Achieving reproductive dignity, reproductive rights, reproductive justice for all women is, apparently, one of the most complicated and protracted projects that social justice activists face. The most important part of this project, as with all such projects, is to swell the number of people who understand how important it is for women to have the right to their bodies and share this understanding with others. It is simply crucial to increase the number of people who vote for reproductive justice and the number who join with others to advocate for public policies that guarantee the reproductive dignity and full personhood of women— all women— in the United States.

I am a historian. I always insist that I like to hang out in the past. I usually claim that I can’t assess the present or predict the future. But these claims aren’t really true. Lately I’ve learned to say that I’m devoted to the past because I care so much about the future. The book I’ve just finished writing, a history of reproductive politics in the United States from 1776 to 2005, will be published next year.
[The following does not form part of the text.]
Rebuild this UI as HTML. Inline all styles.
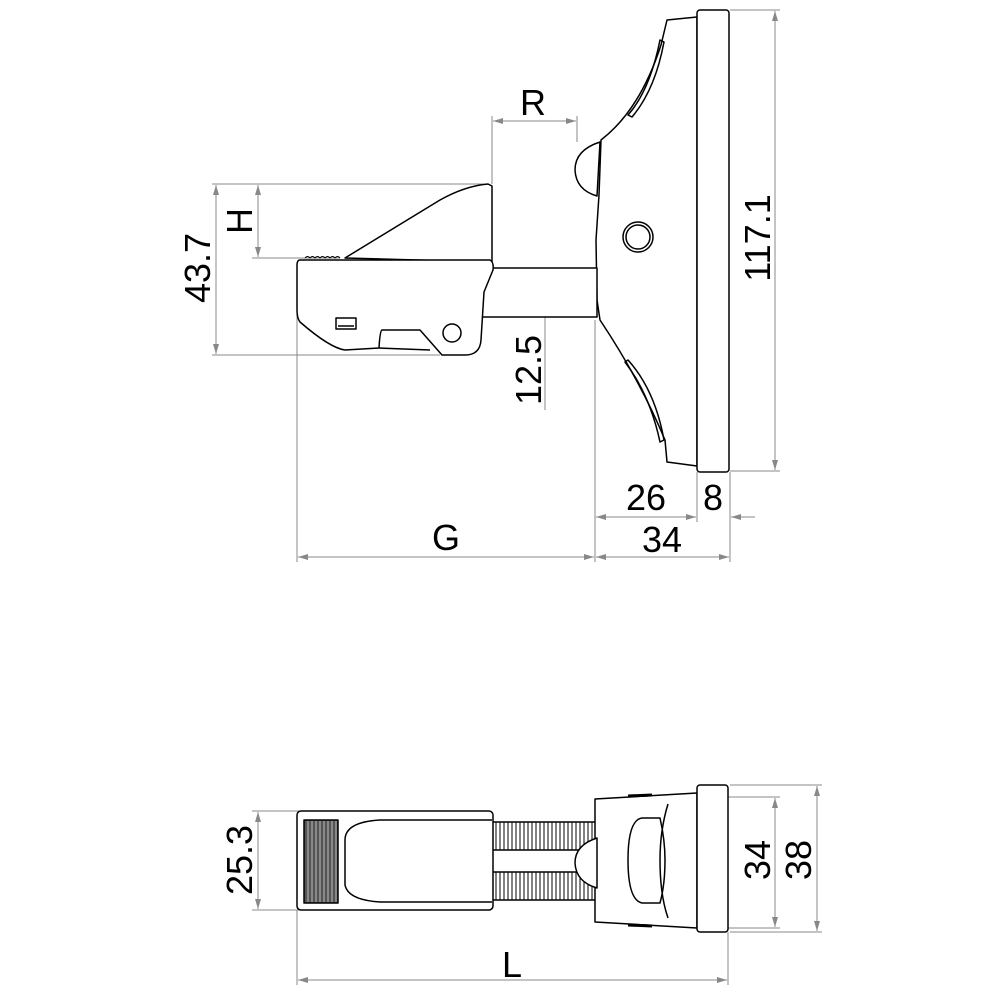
<!DOCTYPE html>
<html><head><style>
html,body{margin:0;padding:0;background:#fff;}
svg{display:block;}
text{font-family:"Liberation Sans",sans-serif;font-size:36px;fill:#000;}
</style></head><body>
<svg width="1000" height="1000" viewBox="0 0 1000 1000" xmlns="http://www.w3.org/2000/svg">
<defs>
<marker id="a" viewBox="0 0 10 6" refX="10" refY="3" markerWidth="10" markerHeight="6" orient="auto-start-reverse" markerUnits="userSpaceOnUse">
<path d="M0,0 L10,3 L0,6 z" fill="#888"/></marker>
</defs>
<g stroke="#888" stroke-width="1" fill="none">
<line x1="492" y1="116" x2="492" y2="184"/><line x1="577" y1="116" x2="577" y2="142"/>
<line x1="493" y1="121" x2="576" y2="121" marker-start="url(#a)" marker-end="url(#a)"/>
<line x1="212" y1="184" x2="488" y2="184"/><line x1="252" y1="258" x2="340" y2="258"/>
<line x1="258" y1="185" x2="258" y2="257" marker-start="url(#a)" marker-end="url(#a)"/>
<line x1="212" y1="355" x2="440" y2="355"/>
<line x1="216" y1="185" x2="216" y2="354" marker-start="url(#a)" marker-end="url(#a)"/>
<line x1="545" y1="269" x2="545" y2="316" marker-start="url(#a)" marker-end="url(#a)"/>
<line x1="545" y1="316" x2="545" y2="410"/>
<line x1="730" y1="10" x2="780" y2="10"/><line x1="730" y1="471" x2="780" y2="471"/>
<line x1="775" y1="11" x2="775" y2="470" marker-start="url(#a)" marker-end="url(#a)"/>
<line x1="297" y1="262" x2="297" y2="562"/><line x1="595" y1="320" x2="595" y2="562"/>
<line x1="730" y1="472" x2="730" y2="562"/><line x1="697" y1="472" x2="697" y2="522"/>
<line x1="298" y1="557" x2="594" y2="557" marker-start="url(#a)" marker-end="url(#a)"/>
<line x1="596" y1="557" x2="729" y2="557" marker-start="url(#a)" marker-end="url(#a)"/>
<line x1="596" y1="517" x2="696" y2="517" marker-start="url(#a)" marker-end="url(#a)"/>
<line x1="755" y1="517" x2="731" y2="517" marker-end="url(#a)"/>
<line x1="252" y1="811" x2="300" y2="811"/><line x1="252" y1="910" x2="300" y2="910"/>
<line x1="258" y1="812" x2="258" y2="909" marker-start="url(#a)" marker-end="url(#a)"/>
<line x1="728" y1="797" x2="780" y2="797"/><line x1="728" y1="928" x2="780" y2="928"/>
<line x1="730" y1="785" x2="822" y2="785"/><line x1="730" y1="932" x2="822" y2="932"/>
<line x1="775" y1="798" x2="775" y2="927" marker-start="url(#a)" marker-end="url(#a)"/>
<line x1="817" y1="786" x2="817" y2="931" marker-start="url(#a)" marker-end="url(#a)"/>
<line x1="297" y1="910" x2="297" y2="985"/><line x1="728" y1="932" x2="728" y2="985"/>
<line x1="298" y1="980" x2="727" y2="980" marker-start="url(#a)" marker-end="url(#a)"/>
</g>
<g stroke="#000" stroke-width="1.5" fill="#fff" stroke-linejoin="round">
<path d="M667,20 L697,17 L697,466 L667,462 L665,440 Q640,380 600,320 L597,300 L596,240 L599,195 L601,140 Q640,110 661,45 Z"/>
<path d="M660,40 Q650,90 628,115 L632,117 Q655,90 664,42 Z" fill="none"/>
<path d="M628,360 Q655,390 664,440 L660,442 Q650,395 625,362 Z" fill="none"/>
<path d="M600,142 Q575,150 575,170 Q576,190 597,196 Z"/>
<rect x="697" y="10" width="32" height="462" rx="3"/>
<circle cx="638" cy="237" r="15"/><circle cx="638" cy="237" r="12" fill="none"/>
<rect x="480" y="268" width="117" height="49"/>
<path d="M345,258 L440,200 Q465,186 488,184 L492,186 L492,262 Z"/>
<path d="M300,260 L490,260 Q494,262 493,270 L484,292 L481,340 Q480,355 465,355 L442,355 L420,330 L382,330 Q380,330 379,348 L345,350 Q330,348 300,322 Q297,318 297,310 L297,265 Q297,260 300,260 Z"/>
<path d="M379,348 L430,350" fill="none"/>
<circle cx="452" cy="333" r="9"/>
<rect x="336" y="318" width="20" height="11" fill="none"/>
<path d="M338,326 L354,326" fill="none"/>
<path d="M305,258 q2.5,-3 5,0 q2.5,-3 5,0 q2.5,-3 5,0 q2.5,-3 5,0 q2.5,-3 5,0 q2.5,-3 5,0 q2.5,-3 5,0" fill="none" stroke-width="1"/>
<rect x="492" y="822" width="104" height="28" fill="#fff"/>
<rect x="492" y="872" width="104" height="28" fill="#fff"/>
<g stroke-width="1">
<path d="M496,822v28M500,822v28M504,822v28M508,822v28M512,822v28M516,822v28M520,822v28M524,822v28M528,822v28M532,822v28M536,822v28M540,822v28M544,822v28M548,822v28M552,822v28M556,822v28M560,822v28M564,822v28M568,822v28M572,822v28M576,822v28M580,822v28M584,822v28M588,822v28M592,822v28"/>
<path d="M496,872v28M500,872v28M504,872v28M508,872v28M512,872v28M516,872v28M520,872v28M524,872v28M528,872v28M532,872v28M536,872v28M540,872v28M544,872v28M548,872v28M552,872v28M556,872v28M560,872v28M564,872v28M568,872v28M572,872v28M576,872v28M580,872v28M584,872v28M588,872v28M592,872v28"/>
</g>
<rect x="297" y="811" width="196" height="99" rx="4"/>
<rect x="304" y="820" width="34" height="83" fill="#555" stroke="#000"/>
<g stroke="#bbb" stroke-width="1"><path d="M308,821v81M312,821v81M316,821v81M320,821v81M324,821v81M328,821v81M332,821v81M336,821v81"/></g>
<path d="M492,820 L380,820 Q345,822 345,840 L345,885 Q348,900 380,902 L492,902"/>
<path d="M595,799 L697,793 L697,928 L595,922 Z"/>
<path d="M628,796 L652,795" fill="none" stroke-width="3"/><path d="M628,925 L652,926" fill="none" stroke-width="3"/>
<path d="M597,838 Q575,845 575,863 Q576,882 597,888 Z"/>
<path d="M642,818 L660,818 Q665,840 665,860 Q665,885 660,903 L642,903 Q628,900 628,860 Q628,820 642,818 Z"/>
<path d="M668,804 Q660,830 660,860 Q660,895 668,918" fill="none"/>
<rect x="697" y="785" width="31" height="147" rx="3"/>
</g>
<g>
<text x="533" y="115" text-anchor="middle">R</text>
<text x="446" y="550" text-anchor="middle">G</text>
<text x="646" y="510" text-anchor="middle">26</text>
<text x="713" y="510" text-anchor="middle">8</text>
<text x="662" y="552" text-anchor="middle">34</text>
<text x="512" y="977" text-anchor="middle">L</text>
<text transform="translate(252,221) rotate(-90)" text-anchor="middle">H</text>
<text transform="translate(210,268) rotate(-90)" text-anchor="middle">43.7</text>
<text transform="translate(541,370) rotate(-90)" text-anchor="middle">12.5</text>
<text transform="translate(770,238) rotate(-90)" text-anchor="middle">117.1</text>
<text transform="translate(252,860) rotate(-90)" text-anchor="middle">25.3</text>
<text transform="translate(770,860) rotate(-90)" text-anchor="middle">34</text>
<text transform="translate(811,860) rotate(-90)" text-anchor="middle">38</text>
</g>
</svg>
</body></html>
I hope this book helps readers see more clearly how women could not be the equals of men as long as they could not control their fertility or achieve reproductive dignity. Nor could women of color and poor women be the equals of white, middle class women as long as their reproductive capacity was reviled and constrained while the reproductive capacity of white, middle class women was prized and their children valued. These are profound insights into the importance of these matters.